## To be done
Exclude the pictures and return every line exactly as written.

## Material provided

____

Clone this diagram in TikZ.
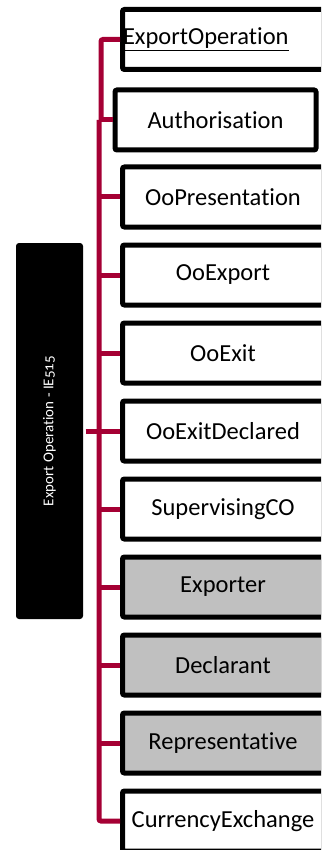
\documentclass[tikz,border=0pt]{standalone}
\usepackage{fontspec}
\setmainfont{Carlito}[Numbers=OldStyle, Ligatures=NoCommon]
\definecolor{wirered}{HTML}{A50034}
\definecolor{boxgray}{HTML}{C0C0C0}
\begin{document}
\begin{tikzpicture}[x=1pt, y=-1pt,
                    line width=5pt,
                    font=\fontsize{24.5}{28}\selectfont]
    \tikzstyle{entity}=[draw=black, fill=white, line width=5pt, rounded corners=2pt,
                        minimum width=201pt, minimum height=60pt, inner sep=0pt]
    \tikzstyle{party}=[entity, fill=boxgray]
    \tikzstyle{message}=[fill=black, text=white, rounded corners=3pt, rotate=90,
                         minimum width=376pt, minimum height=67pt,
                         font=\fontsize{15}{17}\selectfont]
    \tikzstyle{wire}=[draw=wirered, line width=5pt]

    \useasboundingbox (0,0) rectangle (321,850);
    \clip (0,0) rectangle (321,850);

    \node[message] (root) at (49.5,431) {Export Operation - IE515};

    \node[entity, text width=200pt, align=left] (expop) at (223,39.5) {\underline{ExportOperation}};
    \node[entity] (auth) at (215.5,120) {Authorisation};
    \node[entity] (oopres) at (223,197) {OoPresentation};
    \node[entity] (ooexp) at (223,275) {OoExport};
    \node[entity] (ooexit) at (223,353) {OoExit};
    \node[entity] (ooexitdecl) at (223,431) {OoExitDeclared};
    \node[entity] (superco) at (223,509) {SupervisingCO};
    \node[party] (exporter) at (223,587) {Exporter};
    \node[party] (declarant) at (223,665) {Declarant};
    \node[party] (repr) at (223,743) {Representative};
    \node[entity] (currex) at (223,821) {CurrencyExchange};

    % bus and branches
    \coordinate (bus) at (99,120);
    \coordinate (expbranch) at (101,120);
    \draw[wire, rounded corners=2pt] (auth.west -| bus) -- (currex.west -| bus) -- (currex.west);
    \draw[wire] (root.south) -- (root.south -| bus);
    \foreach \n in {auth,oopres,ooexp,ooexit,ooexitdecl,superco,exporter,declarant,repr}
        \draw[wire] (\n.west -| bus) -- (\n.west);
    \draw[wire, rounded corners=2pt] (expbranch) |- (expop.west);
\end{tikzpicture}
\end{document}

____

## Final result
Clone this diagram in TikZ.
\documentclass[tikz,border=0pt]{standalone}
\usepackage{fontspec}
\setmainfont{Carlito}[Numbers=OldStyle, Ligatures=NoCommon]
\definecolor{wirered}{HTML}{A50034}
\definecolor{boxgray}{HTML}{C0C0C0}
\begin{document}
\begin{tikzpicture}[x=1pt, y=-1pt,
                    line width=5pt,
                    font=\fontsize{24.5}{28}\selectfont]
    \tikzstyle{entity}=[draw=black, fill=white, line width=5pt, rounded corners=2pt,
                        minimum width=201pt, minimum height=60pt, inner sep=0pt]
    \tikzstyle{party}=[entity, fill=boxgray]
    \tikzstyle{message}=[fill=black, text=white, rounded corners=3pt, rotate=90,
                         minimum width=376pt, minimum height=67pt,
                         font=\fontsize{15}{17}\selectfont]
    \tikzstyle{wire}=[draw=wirered, line width=5pt]

    \useasboundingbox (0,0) rectangle (321,850);
    \clip (0,0) rectangle (321,850);

    \node[message] (root) at (49.5,431) {Export Operation - IE515};

    \node[entity, text width=200pt, align=left] (expop) at (223,39.5) {\underline{ExportOperation}};
    \node[entity] (auth) at (215.5,120) {Authorisation};
    \node[entity] (oopres) at (223,197) {OoPresentation};
    \node[entity] (ooexp) at (223,275) {OoExport};
    \node[entity] (ooexit) at (223,353) {OoExit};
    \node[entity] (ooexitdecl) at (223,431) {OoExitDeclared};
    \node[entity] (superco) at (223,509) {SupervisingCO};
    \node[party] (exporter) at (223,587) {Exporter};
    \node[party] (declarant) at (223,665) {Declarant};
    \node[party] (repr) at (223,743) {Representative};
    \node[entity] (currex) at (223,821) {CurrencyExchange};

    % bus and branches
    \coordinate (bus) at (99,120);
    \coordinate (expbranch) at (101,120);
    \draw[wire, rounded corners=2pt] (auth.west -| bus) -- (currex.west -| bus) -- (currex.west);
    \draw[wire] (root.south) -- (root.south -| bus);
    \foreach \n in {auth,oopres,ooexp,ooexit,ooexitdecl,superco,exporter,declarant,repr}
        \draw[wire] (\n.west -| bus) -- (\n.west);
    \draw[wire, rounded corners=2pt] (expbranch) |- (expop.west);
\end{tikzpicture}
\end{document}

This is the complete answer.